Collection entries
%%

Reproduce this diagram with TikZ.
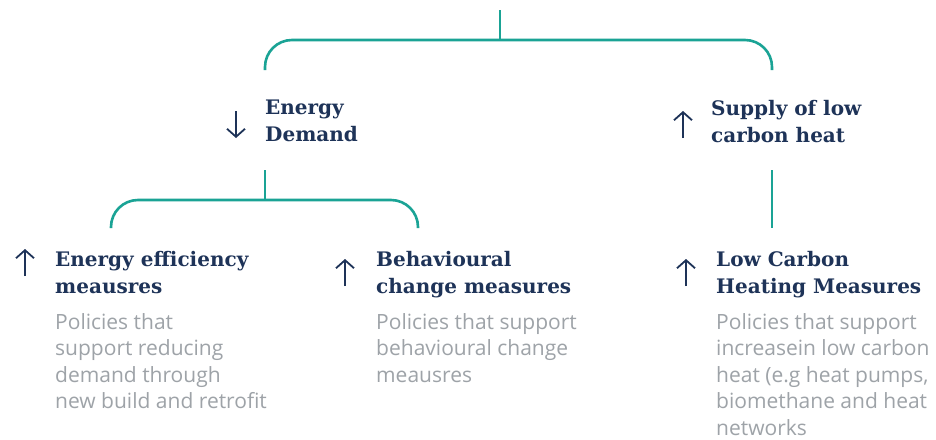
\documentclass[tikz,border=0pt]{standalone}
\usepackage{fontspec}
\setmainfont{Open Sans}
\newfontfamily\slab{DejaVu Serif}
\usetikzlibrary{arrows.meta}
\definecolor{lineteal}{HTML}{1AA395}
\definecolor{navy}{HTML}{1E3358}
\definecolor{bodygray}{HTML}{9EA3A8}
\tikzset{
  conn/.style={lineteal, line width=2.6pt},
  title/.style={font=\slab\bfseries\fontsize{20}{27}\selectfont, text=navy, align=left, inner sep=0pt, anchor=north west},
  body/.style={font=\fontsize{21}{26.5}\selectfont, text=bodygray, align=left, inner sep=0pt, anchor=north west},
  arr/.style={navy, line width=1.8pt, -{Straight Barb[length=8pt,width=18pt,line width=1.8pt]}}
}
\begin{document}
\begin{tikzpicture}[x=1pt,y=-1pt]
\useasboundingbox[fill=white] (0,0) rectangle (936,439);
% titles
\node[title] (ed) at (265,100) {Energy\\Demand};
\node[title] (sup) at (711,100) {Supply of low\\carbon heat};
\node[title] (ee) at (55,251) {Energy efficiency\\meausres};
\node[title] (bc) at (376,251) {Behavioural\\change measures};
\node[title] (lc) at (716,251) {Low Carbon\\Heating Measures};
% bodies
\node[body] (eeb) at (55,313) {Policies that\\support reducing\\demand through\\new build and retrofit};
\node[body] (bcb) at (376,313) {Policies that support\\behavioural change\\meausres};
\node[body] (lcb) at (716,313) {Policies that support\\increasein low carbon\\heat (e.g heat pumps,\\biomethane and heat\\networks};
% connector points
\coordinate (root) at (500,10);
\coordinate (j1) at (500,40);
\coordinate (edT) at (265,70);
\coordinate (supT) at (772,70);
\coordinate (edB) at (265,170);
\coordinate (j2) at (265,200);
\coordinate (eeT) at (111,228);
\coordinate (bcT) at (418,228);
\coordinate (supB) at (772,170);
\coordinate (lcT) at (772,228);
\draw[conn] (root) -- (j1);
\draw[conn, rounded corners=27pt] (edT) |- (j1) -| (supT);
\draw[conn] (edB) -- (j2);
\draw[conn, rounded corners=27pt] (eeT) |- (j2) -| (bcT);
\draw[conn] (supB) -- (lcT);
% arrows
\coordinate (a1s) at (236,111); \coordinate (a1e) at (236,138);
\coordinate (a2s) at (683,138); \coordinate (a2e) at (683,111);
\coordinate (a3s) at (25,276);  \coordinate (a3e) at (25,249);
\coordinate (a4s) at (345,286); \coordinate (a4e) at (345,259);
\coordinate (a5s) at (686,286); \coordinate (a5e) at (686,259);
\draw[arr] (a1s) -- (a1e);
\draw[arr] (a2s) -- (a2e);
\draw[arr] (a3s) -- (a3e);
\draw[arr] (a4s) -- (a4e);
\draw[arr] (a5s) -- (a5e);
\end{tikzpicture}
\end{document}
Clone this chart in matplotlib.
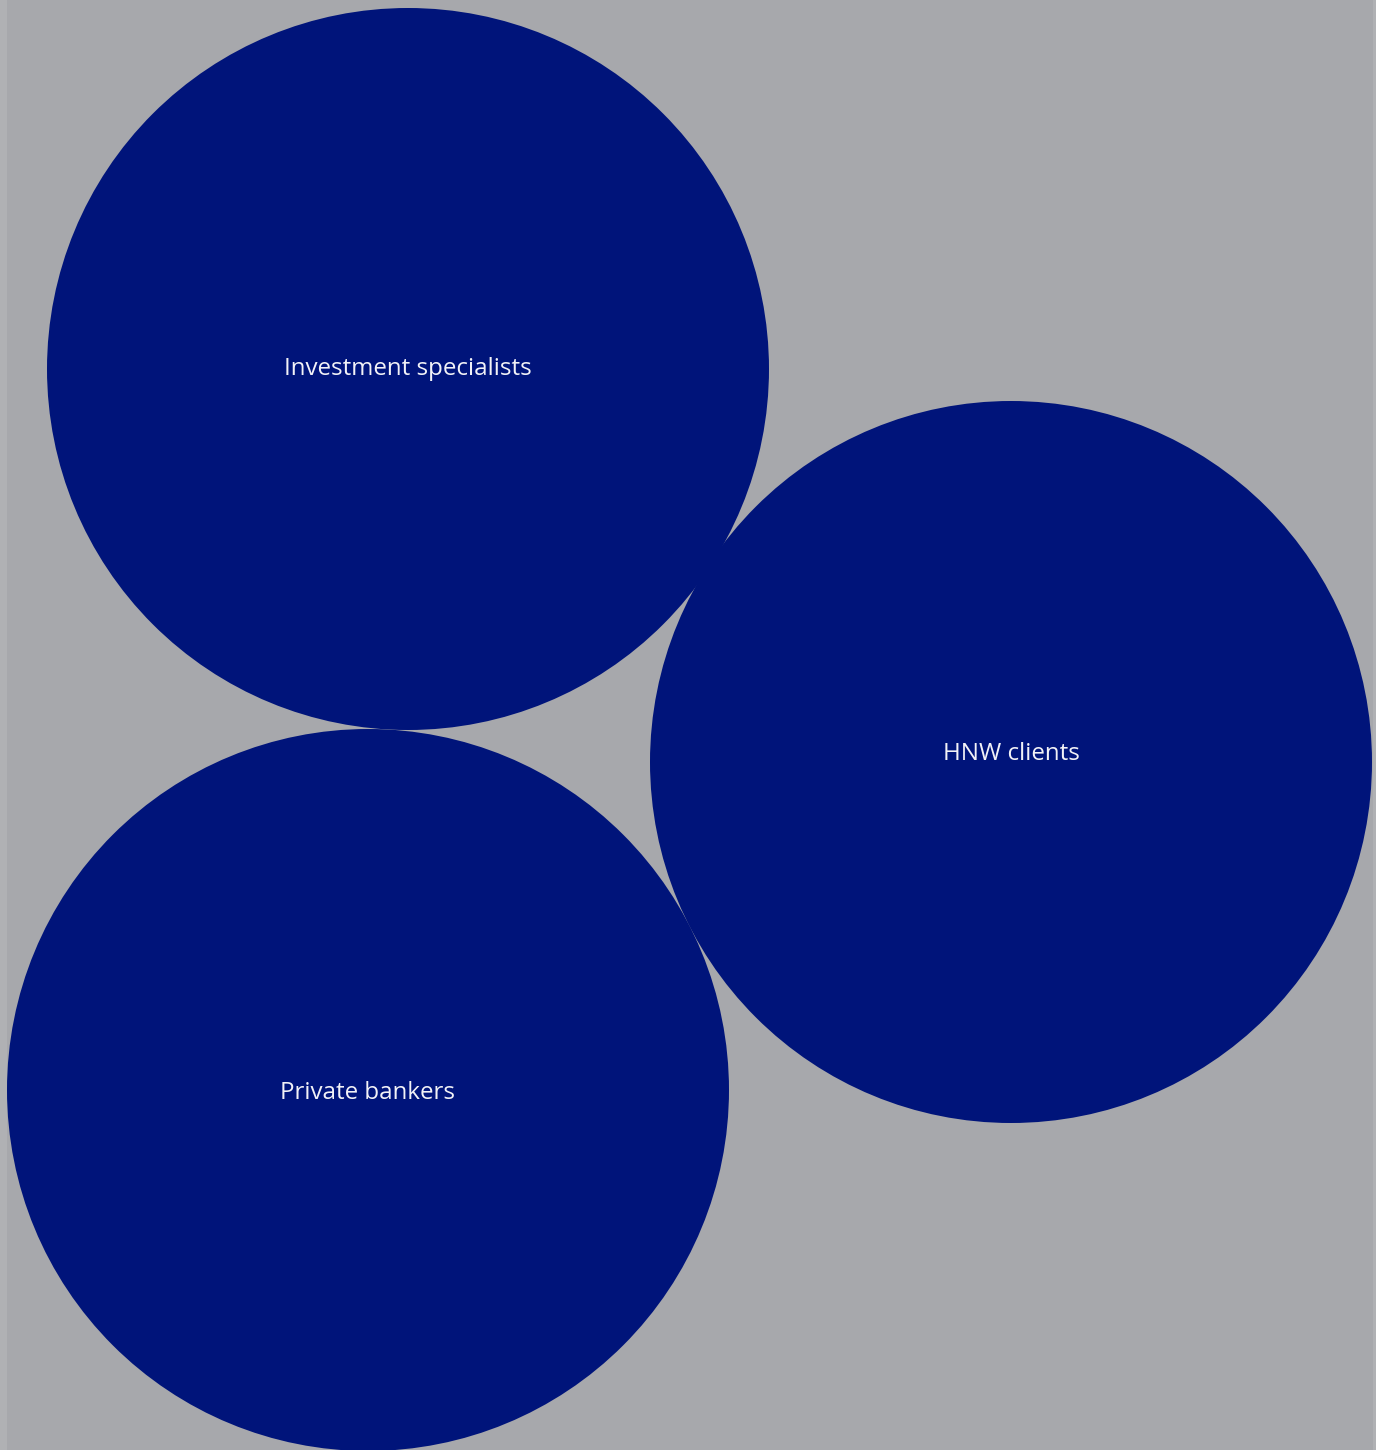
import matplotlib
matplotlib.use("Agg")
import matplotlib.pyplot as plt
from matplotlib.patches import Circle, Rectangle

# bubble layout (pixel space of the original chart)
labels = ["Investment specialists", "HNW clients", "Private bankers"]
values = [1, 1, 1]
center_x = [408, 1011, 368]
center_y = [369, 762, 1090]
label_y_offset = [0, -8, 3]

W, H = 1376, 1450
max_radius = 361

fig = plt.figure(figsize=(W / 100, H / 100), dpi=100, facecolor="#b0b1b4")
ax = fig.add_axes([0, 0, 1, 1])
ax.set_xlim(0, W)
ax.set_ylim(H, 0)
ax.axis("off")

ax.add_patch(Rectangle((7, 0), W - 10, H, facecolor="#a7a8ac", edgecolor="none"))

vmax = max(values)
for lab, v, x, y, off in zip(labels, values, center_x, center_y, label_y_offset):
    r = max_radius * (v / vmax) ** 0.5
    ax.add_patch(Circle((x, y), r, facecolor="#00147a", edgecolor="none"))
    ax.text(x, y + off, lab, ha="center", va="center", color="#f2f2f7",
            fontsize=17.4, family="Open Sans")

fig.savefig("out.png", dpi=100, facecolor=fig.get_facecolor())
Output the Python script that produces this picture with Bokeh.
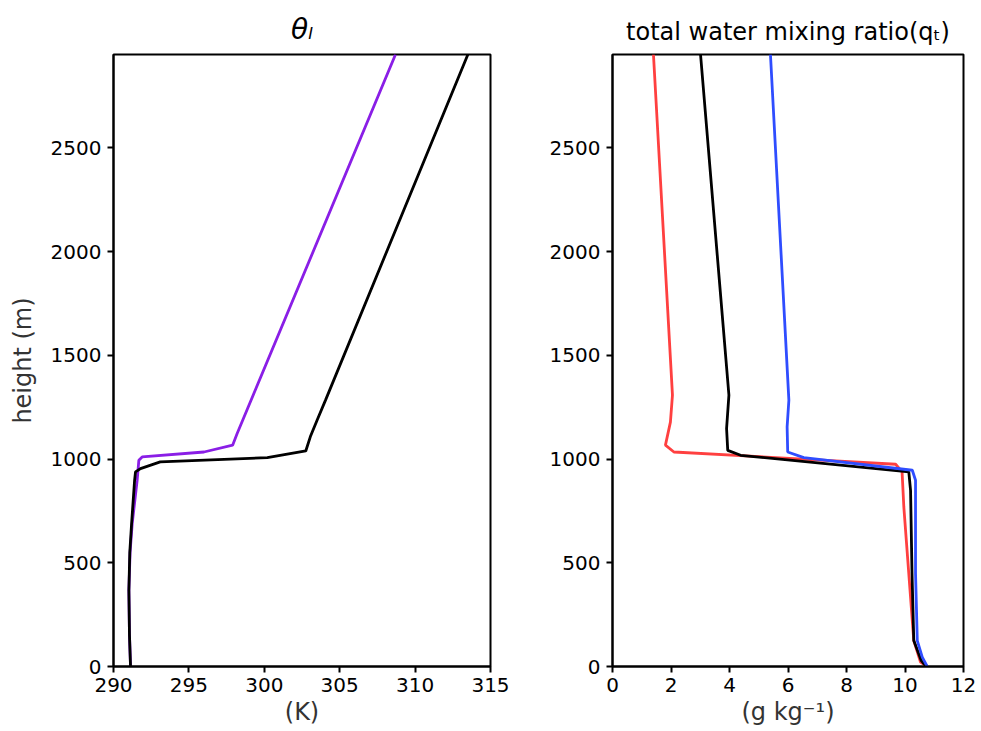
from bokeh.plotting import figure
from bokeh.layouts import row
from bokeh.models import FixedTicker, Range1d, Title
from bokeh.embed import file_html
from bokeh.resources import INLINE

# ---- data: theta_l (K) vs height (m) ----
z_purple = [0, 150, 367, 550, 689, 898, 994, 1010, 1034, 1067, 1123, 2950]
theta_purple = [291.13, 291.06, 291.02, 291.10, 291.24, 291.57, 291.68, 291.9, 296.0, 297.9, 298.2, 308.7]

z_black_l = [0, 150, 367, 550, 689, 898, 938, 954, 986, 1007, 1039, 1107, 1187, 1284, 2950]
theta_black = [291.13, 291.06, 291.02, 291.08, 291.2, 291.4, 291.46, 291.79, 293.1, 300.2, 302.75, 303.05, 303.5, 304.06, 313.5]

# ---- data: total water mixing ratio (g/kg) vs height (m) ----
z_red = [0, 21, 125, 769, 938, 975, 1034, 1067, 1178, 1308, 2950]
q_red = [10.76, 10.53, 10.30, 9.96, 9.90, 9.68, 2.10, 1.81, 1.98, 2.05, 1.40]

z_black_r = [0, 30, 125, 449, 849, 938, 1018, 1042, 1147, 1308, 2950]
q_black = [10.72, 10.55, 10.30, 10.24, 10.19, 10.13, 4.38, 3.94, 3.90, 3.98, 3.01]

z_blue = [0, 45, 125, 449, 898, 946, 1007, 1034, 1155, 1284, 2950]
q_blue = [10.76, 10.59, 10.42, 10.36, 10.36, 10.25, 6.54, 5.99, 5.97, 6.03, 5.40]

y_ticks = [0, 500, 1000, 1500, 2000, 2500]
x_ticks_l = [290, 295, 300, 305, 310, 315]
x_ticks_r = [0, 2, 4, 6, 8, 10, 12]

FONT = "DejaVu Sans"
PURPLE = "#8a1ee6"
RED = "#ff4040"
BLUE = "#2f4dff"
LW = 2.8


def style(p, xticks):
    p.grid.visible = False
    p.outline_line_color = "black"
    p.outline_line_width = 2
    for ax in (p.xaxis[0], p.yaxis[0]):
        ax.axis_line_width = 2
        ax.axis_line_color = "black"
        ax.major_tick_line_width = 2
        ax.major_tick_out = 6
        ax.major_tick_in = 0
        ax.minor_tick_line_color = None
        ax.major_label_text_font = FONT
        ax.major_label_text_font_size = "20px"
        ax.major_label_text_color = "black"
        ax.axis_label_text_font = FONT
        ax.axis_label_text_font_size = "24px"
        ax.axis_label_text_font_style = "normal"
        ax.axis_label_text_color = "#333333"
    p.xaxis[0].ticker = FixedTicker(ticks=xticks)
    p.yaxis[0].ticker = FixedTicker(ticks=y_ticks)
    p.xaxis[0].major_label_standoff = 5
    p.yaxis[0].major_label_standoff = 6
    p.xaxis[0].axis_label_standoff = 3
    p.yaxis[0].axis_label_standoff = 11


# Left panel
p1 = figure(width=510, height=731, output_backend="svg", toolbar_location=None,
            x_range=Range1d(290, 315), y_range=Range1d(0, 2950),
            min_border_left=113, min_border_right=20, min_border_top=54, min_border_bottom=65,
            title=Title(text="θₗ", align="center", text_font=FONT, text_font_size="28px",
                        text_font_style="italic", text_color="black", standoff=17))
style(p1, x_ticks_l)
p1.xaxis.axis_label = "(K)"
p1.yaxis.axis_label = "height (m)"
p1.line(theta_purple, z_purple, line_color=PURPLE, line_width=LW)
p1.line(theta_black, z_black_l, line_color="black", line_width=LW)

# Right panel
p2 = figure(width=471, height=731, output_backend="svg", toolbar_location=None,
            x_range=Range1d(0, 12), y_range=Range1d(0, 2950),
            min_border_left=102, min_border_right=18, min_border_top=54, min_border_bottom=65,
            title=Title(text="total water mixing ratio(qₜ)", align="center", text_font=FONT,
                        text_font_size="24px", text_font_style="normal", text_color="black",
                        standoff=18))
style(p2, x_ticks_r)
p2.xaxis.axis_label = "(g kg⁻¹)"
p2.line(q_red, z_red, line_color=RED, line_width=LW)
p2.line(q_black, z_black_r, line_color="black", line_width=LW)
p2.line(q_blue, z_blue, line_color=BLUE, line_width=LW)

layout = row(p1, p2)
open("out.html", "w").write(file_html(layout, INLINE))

%%

• **Problem to work on**
Locate the word "this" in the records above, and return each line that has it.

• **Result of the exercise**
Reproduce this diagram with TikZ.
Clone this chart in matplotlib.
Output the Python script that produces this picture with Bokeh.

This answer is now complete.